2) Although the manuscript is framed in terms of "self-motion," most of the analysis and experiments focus on fast rotational motion evoked by body saccades. For example, the analysis in Figure 1 deals only with rotational motion, as do the visual suppression experiments in Figures 6 and 7. However, Figure 5 shows suppression driven by walking (not necessarily turning) and it is not clear from the figure if these represent rotations or forward movements. Therefore, it is not clear if the two inputs discussed are "working together" as suggested in the Discussion, or cover different types of input (during forward motion versus turns).

Although this does not detract from the interest of the work, it is confusing, as self-motion also includes large translational components which are not discussed (much) here and as saccadic suppression of visual signals has been discussed elsewhere. The authors should clarify in the Abstract and Introduction that their focus will be on rotational motion related to body saccades, and should address the differences between these types of motion in the Discussion.

Thank you for this feedback. We have clarified in the abstract, introduction (line 100), results (lines 115, 355, 372, 390), figure legend titles and subsection headings that our focus is on rotational visual motion specifically. We also discuss this choice and the differences between rotational and translational motion in the discussion (line 590). Finally, we have also modified the text to reflect the fact that forward and rotational components of self motion cannot be completely dissociated in natural walking or in our fictive walking data (see response to major revision (2) above).

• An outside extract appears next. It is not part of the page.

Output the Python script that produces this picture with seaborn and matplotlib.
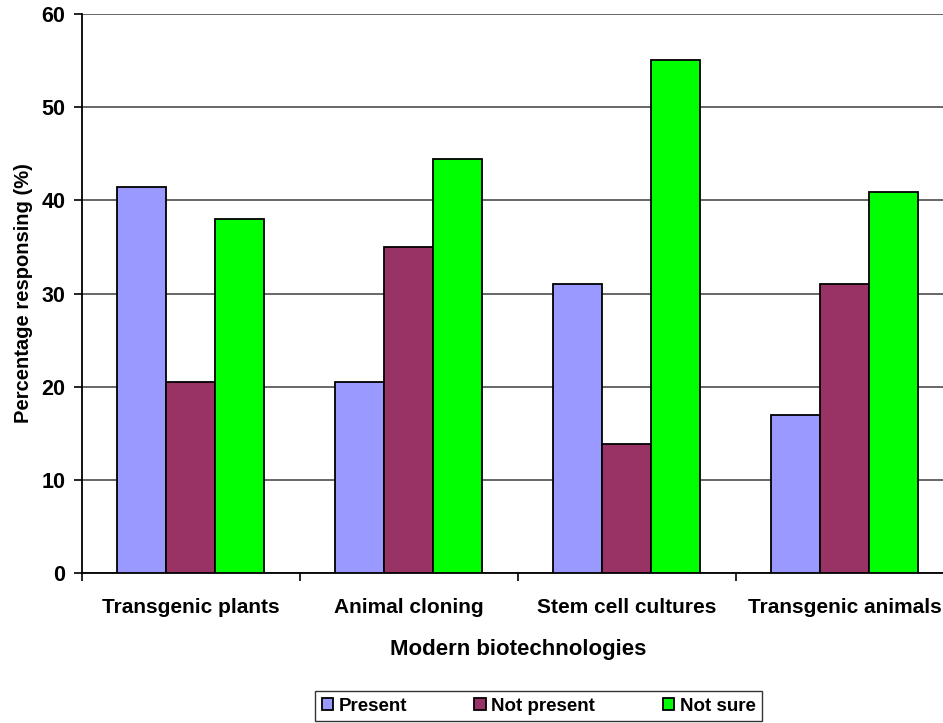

3) The authors perform a decoding analysis of stimulus identity to argue that stimulus identity is encoded at the level of population activity and that positive correlations enhance stimulus decoding. This seems strange to me because classical studies of correlations in visual encoding (e.g. Shadlen Newsome) emphasized the way that correlated variability reduces the encoding capacity of a network. The emphasis on encoding stimulus identity within the particular stimulus set presented also seemed strange to me because it is not clear that the fly needs to discriminate between each of these stimuli in order to make appropriate behavioral responses. For example, flies are known to respond differently to vertical stripes versus short spots, however, it is not clear if they care about the difference between spots of slightly different sizes, or between spots moving on a gray versus grating background. Presumably, psychophysics experiments combined with connectomics can help determine which combinations of glomerular responses are actually used by the fly to shape its behavior. At any rate, I find that the conclusions about how VPNs encode visual features (e.g. Discussion line 439) rest on an assumption about what the fly is trying to do with these stimuli that may not be accurate.

We apologize for poorly explaining the effect of positive noise correlations in heterogeneous populations. See response to essential revision (5) above. Of particular note, we highlight that the information limiting correlations explored by Zohary, Shadlen and Newsom are in the case of a homogeneously tuned population, and as you say positive correlations in such a population limit the accuracy with which the population average response can be estimated, thereby interfering with stimulus decoding. Our decoding model, however, can compare activations across differently tuned populations, thereby taking advantage of the fact that in a heterogeneously tuned population, correlations can shape noise in response space so as to not limit the information available about the stimulus. We have improved the explanation for this result and its relation to currently existing theoretical work on this topic (see lines 273 and 539).

Regarding the second point, we have added a new Figure 4 —figure supplement 3 showing decoding for a reduced subset of stimuli that are known to be discriminable from past behavioral work. We agree that we should have acknowledged how assessing the information available within a neural population is only part of the story, and that understanding how this information is used to guide behavior is critical. We have updated the text to reflect this fact (line 524, discussion).